One is the use case model, which Paul thinks about as quick wins with very narrow specific use cases. He recommends you do them in four-month sprints. Give yourself 30 days to assess the use case, evaluate a few different technologies, pick the tech to use, and get onboarded. Then allow 90 days to run it and see if it worked or not.
Then you either keep the AI tech or get rid of it at the end of 90 days.
Maybe you’ll build to having two or three of these use-case projects going on simultaneously. You’re constantly testing, not committing long term.
The second path is a problem-based model. This is where you look at larger-scale issues in your organization. Look at problems, and then figure out if there’s a smarter way to solve them using AI.
You want to walk both paths. You want to have quick wins with the use cases, and you want to work on bigger problems. Paul generally advises one to two bigger-problem projects per year per business function.
[31:47] – How would a learning business help its team understand what they need to know to start leveraging AI for marketing?
This is the problem they’ve been trying to solve at Marketing AI Institute. They’ve thought through the learning journey of someone being asked to figure out AI for the company. They’ve tried to devise step-by-step learning journeys for those people.
You’re going to need (particularly if you’re a bigger team) some dedicated AI internal training program. That could be a collection of existing paid and/or free online resources.
When piloting the “AI for Marketers” course (which Marketing AI Institute created as a step-by-step journey and launched in December 2022), they had a lot of individual learners trying to figure AI out for themselves because they saw an opportunity. Then they start to see organizations looking at leveling up everyone.
Again, we’re talking about online learning and learning professionals here. We all get it. You can go after the individuals and try and create change agents, or sometimes you get lucky and you get the people who have the vision to transform organizations and teams. I think we’re at the stage with how quickly this is all going to move. People have to have a vision to transform and upskill teams. It’s going to be essential. You can’t hire these people. You have to upskill people.
Paul Roetzer
Lifelong Learning Habits
[34:33] – Do you have habits, practices, or resources that you draw on for your own lifelong learning? And what role does AI play in your learning?
Paul is a huge believer in the importance of ongoing learning. After college, once he found a purpose, he became intentional about he learned. He reads a lot, and his learning includes a heavy mix of audio books and podcasts. Audio books force him to learn in downtime. Then, if the book is good, Paul buys the digital version, rereads it, highlights and makes notes, and then exports the notes to synthesize them and uses that for inspiration.
Twitter is Paul’s primary learning vehicle for AI because many of the leading AI researchers and scientists are active there. He connects a lot of dots about the state of AI and where it’s going by listening to what they’re saying and then trying to understand why they’re saying it.
[37:21] – Anything else before we wrap up?
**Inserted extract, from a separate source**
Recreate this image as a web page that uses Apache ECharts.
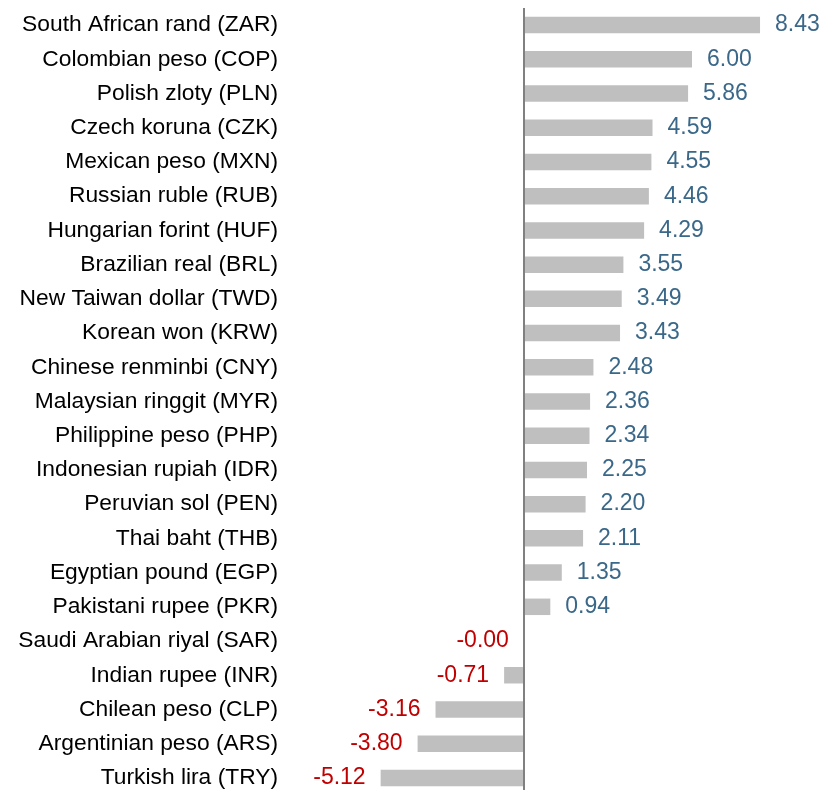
<!DOCTYPE html>
<html>
<head>
<meta charset="utf-8">
<script src="https://cdn.jsdelivr.net/npm/echarts@6/dist/echarts.min.js"></script>
<style>
html,body{margin:0;padding:0;background:#fff;}
#chart{width:838px;height:790px;}
</style>
</head>
<body>
<div id="chart"></div>
<script>
var categories = [
  "South African rand (ZAR)","Colombian peso (COP)","Polish zloty (PLN)","Czech koruna (CZK)",
  "Mexican peso (MXN)","Russian ruble (RUB)","Hungarian forint (HUF)","Brazilian real (BRL)",
  "New Taiwan dollar (TWD)","Korean won (KRW)","Chinese renminbi (CNY)","Malaysian ringgit (MYR)",
  "Philippine peso (PHP)","Indonesian rupiah (IDR)","Peruvian sol (PEN)","Thai baht (THB)",
  "Egyptian pound (EGP)","Pakistani rupee (PKR)","Saudi Arabian riyal (SAR)","Indian rupee (INR)",
  "Chilean peso (CLP)","Argentinian peso (ARS)","Turkish lira (TRY)"
];
var values = [8.43,6.00,5.86,4.59,4.55,4.46,4.29,3.55,3.49,3.43,2.48,2.36,2.34,2.25,2.20,2.11,1.35,0.94,-0.004,-0.71,-3.16,-3.80,-5.12];
var xTicks = {min:-6, max:9};

var posColor = '#3b6889', negColor = '#c00000';
var data = values.map(function(v){
  return {
    value: v,
    label: {
      position: v < 0 ? 'left' : 'right',
      color: v < 0 ? negColor : posColor
    }
  };
});

var chart = echarts.init(document.getElementById('chart'), null, {renderer:'canvas'});
chart.setOption({
  animation: false,
  backgroundColor: '#ffffff',
  grid: {left: 356, right: 62, top: 8, height: 787, containLabel: false, outerBoundsMode: 'none'},
  xAxis: {
    type: 'value', min: xTicks.min, max: xTicks.max,
    show: false,
    splitLine: {show: false}
  },
  yAxis: {
    type: 'category',
    data: categories,
    inverse: true,
    axisLine: {show: false, onZero: false},
    axisTick: {show: false},
    axisLabel: {
      margin: 78,
      fontFamily: 'Liberation Sans, Arial, sans-serif',
      fontSize: 22.8,
      color: '#000000'
    }
  },
  series: [{
    type: 'bar',
    data: data,
    barWidth: 16.5,
    itemStyle: {color: '#bfbfbf'},
    label: {
      show: true,
      distance: 15,
      fontFamily: 'Liberation Sans, Arial, sans-serif',
      fontSize: 23,
      formatter: function(p){ return p.value.toFixed(2); }
    },
    markLine: {
      silent: true,
      symbol: ['none','none'],
      label: {show: false},
      lineStyle: {color: '#808080', width: 2, type: 'solid'},
      data: [{xAxis: 0}]
    }
  }]
});
</script>
</body>
</html>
We’re talking to people who teach for a living and help other people learn. To me, curiosity is the key to learning, and it is absolutely the key to understanding AI. If you have some level of curiosity—maybe this is the first time you’re really sitting down and listening to something about AI—just pick the part of it that seems fascinating to you and pursue that thread. You don’t have to learn all this stuff. You don’t have to be able to give a talk like this or anything. Just find the part that’s relevant to your domain and pursue it. Pick one thing, and I think you’ll find that it probably holds a world of potential for you in your business.
Paul Roetzer
[38:12] – Wrap-up
Paul Roetzer is the founder and CEO of Marketing AI Institute.